| Given request |
Without changing a character, return the entries, but not the images they hold.

| Collected data |
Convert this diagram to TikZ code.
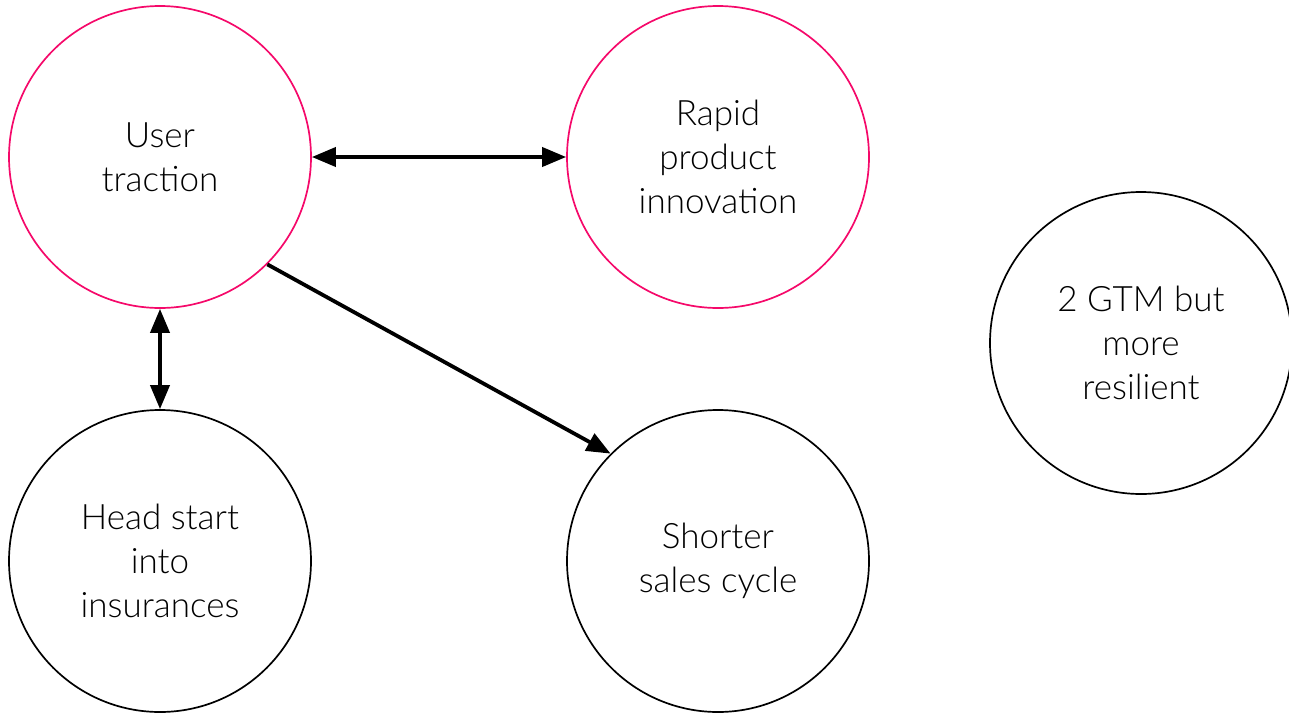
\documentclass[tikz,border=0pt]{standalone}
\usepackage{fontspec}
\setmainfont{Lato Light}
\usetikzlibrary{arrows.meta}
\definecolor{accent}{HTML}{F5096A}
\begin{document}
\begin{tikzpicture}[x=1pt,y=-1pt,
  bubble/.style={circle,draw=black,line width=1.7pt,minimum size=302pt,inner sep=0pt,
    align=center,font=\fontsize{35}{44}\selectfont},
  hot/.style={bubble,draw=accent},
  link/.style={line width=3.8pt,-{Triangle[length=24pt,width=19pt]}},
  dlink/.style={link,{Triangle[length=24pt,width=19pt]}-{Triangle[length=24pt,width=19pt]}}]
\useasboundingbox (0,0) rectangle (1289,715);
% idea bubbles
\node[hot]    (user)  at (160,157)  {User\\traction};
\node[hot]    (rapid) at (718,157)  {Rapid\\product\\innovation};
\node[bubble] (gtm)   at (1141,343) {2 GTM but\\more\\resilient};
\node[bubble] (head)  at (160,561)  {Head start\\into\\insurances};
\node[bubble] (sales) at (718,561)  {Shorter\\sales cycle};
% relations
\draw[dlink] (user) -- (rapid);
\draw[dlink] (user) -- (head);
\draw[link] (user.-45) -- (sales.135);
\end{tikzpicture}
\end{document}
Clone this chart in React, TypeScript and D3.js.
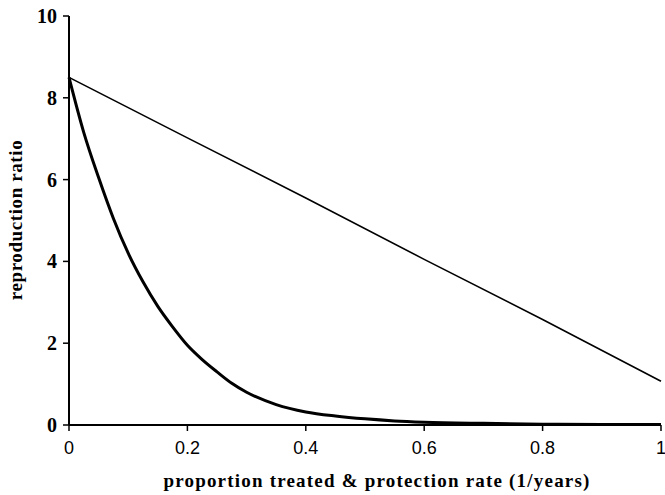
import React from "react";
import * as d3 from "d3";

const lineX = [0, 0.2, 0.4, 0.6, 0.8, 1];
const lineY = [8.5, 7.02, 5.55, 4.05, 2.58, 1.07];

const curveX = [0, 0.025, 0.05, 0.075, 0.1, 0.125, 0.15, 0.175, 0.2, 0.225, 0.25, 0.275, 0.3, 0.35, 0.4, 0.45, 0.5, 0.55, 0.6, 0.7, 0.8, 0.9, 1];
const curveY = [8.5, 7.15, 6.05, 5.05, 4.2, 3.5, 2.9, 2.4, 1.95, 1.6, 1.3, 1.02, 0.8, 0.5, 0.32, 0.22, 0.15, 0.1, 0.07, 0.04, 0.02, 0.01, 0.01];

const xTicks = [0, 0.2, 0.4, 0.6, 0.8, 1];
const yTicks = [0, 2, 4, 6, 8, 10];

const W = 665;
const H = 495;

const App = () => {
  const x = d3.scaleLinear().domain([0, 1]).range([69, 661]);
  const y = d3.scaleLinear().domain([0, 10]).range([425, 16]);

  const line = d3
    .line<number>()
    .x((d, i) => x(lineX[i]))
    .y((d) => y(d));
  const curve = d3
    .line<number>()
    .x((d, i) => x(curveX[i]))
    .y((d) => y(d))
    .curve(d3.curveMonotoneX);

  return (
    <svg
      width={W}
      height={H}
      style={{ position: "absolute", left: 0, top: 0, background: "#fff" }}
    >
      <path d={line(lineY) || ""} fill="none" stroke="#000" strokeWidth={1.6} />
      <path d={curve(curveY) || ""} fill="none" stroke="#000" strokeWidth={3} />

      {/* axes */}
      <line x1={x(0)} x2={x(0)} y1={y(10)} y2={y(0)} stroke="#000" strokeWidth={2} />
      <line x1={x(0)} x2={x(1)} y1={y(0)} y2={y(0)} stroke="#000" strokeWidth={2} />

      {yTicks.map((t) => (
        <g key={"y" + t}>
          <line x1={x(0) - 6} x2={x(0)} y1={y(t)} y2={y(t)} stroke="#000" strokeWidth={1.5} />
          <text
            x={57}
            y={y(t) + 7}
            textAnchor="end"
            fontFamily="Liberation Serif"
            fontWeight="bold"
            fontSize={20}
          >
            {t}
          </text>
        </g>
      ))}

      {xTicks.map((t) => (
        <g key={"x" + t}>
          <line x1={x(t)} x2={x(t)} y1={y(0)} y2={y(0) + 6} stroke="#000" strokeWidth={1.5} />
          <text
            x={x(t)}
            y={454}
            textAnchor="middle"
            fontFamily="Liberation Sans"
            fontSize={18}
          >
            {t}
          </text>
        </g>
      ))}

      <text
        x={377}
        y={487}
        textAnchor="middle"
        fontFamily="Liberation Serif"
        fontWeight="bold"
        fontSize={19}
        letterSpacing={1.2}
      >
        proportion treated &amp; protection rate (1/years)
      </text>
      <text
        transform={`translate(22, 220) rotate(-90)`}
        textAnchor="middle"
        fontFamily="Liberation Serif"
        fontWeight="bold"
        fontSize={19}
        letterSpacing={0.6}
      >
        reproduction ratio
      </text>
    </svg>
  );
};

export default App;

| The answer |
Convert this diagram to TikZ code.
\documentclass[tikz,border=0pt]{standalone}
\usepackage{fontspec}
\setmainfont{Lato Light}
\usetikzlibrary{arrows.meta}
\definecolor{accent}{HTML}{F5096A}
\begin{document}
\begin{tikzpicture}[x=1pt,y=-1pt,
  bubble/.style={circle,draw=black,line width=1.7pt,minimum size=302pt,inner sep=0pt,
    align=center,font=\fontsize{35}{44}\selectfont},
  hot/.style={bubble,draw=accent},
  link/.style={line width=3.8pt,-{Triangle[length=24pt,width=19pt]}},
  dlink/.style={link,{Triangle[length=24pt,width=19pt]}-{Triangle[length=24pt,width=19pt]}}]
\useasboundingbox (0,0) rectangle (1289,715);
% idea bubbles
\node[hot]    (user)  at (160,157)  {User\\traction};
\node[hot]    (rapid) at (718,157)  {Rapid\\product\\innovation};
\node[bubble] (gtm)   at (1141,343) {2 GTM but\\more\\resilient};
\node[bubble] (head)  at (160,561)  {Head start\\into\\insurances};
\node[bubble] (sales) at (718,561)  {Shorter\\sales cycle};
% relations
\draw[dlink] (user) -- (rapid);
\draw[dlink] (user) -- (head);
\draw[link] (user.-45) -- (sales.135);
\end{tikzpicture}
\end{document}
Clone this chart in React, TypeScript and D3.js.
import React from "react";
import * as d3 from "d3";

const lineX = [0, 0.2, 0.4, 0.6, 0.8, 1];
const lineY = [8.5, 7.02, 5.55, 4.05, 2.58, 1.07];

const curveX = [0, 0.025, 0.05, 0.075, 0.1, 0.125, 0.15, 0.175, 0.2, 0.225, 0.25, 0.275, 0.3, 0.35, 0.4, 0.45, 0.5, 0.55, 0.6, 0.7, 0.8, 0.9, 1];
const curveY = [8.5, 7.15, 6.05, 5.05, 4.2, 3.5, 2.9, 2.4, 1.95, 1.6, 1.3, 1.02, 0.8, 0.5, 0.32, 0.22, 0.15, 0.1, 0.07, 0.04, 0.02, 0.01, 0.01];

const xTicks = [0, 0.2, 0.4, 0.6, 0.8, 1];
const yTicks = [0, 2, 4, 6, 8, 10];

const W = 665;
const H = 495;

const App = () => {
  const x = d3.scaleLinear().domain([0, 1]).range([69, 661]);
  const y = d3.scaleLinear().domain([0, 10]).range([425, 16]);

  const line = d3
    .line<number>()
    .x((d, i) => x(lineX[i]))
    .y((d) => y(d));
  const curve = d3
    .line<number>()
    .x((d, i) => x(curveX[i]))
    .y((d) => y(d))
    .curve(d3.curveMonotoneX);

  return (
    <svg
      width={W}
      height={H}
      style={{ position: "absolute", left: 0, top: 0, background: "#fff" }}
    >
      <path d={line(lineY) || ""} fill="none" stroke="#000" strokeWidth={1.6} />
      <path d={curve(curveY) || ""} fill="none" stroke="#000" strokeWidth={3} />

      {/* axes */}
      <line x1={x(0)} x2={x(0)} y1={y(10)} y2={y(0)} stroke="#000" strokeWidth={2} />
      <line x1={x(0)} x2={x(1)} y1={y(0)} y2={y(0)} stroke="#000" strokeWidth={2} />

      {yTicks.map((t) => (
        <g key={"y" + t}>
          <line x1={x(0) - 6} x2={x(0)} y1={y(t)} y2={y(t)} stroke="#000" strokeWidth={1.5} />
          <text
            x={57}
            y={y(t) + 7}
            textAnchor="end"
            fontFamily="Liberation Serif"
            fontWeight="bold"
            fontSize={20}
          >
            {t}
          </text>
        </g>
      ))}

      {xTicks.map((t) => (
        <g key={"x" + t}>
          <line x1={x(t)} x2={x(t)} y1={y(0)} y2={y(0) + 6} stroke="#000" strokeWidth={1.5} />
          <text
            x={x(t)}
            y={454}
            textAnchor="middle"
            fontFamily="Liberation Sans"
            fontSize={18}
          >
            {t}
          </text>
        </g>
      ))}

      <text
        x={377}
        y={487}
        textAnchor="middle"
        fontFamily="Liberation Serif"
        fontWeight="bold"
        fontSize={19}
        letterSpacing={1.2}
      >
        proportion treated &amp; protection rate (1/years)
      </text>
      <text
        transform={`translate(22, 220) rotate(-90)`}
        textAnchor="middle"
        fontFamily="Liberation Serif"
        fontWeight="bold"
        fontSize={19}
        letterSpacing={0.6}
      >
        reproduction ratio
      </text>
    </svg>
  );
};

export default App;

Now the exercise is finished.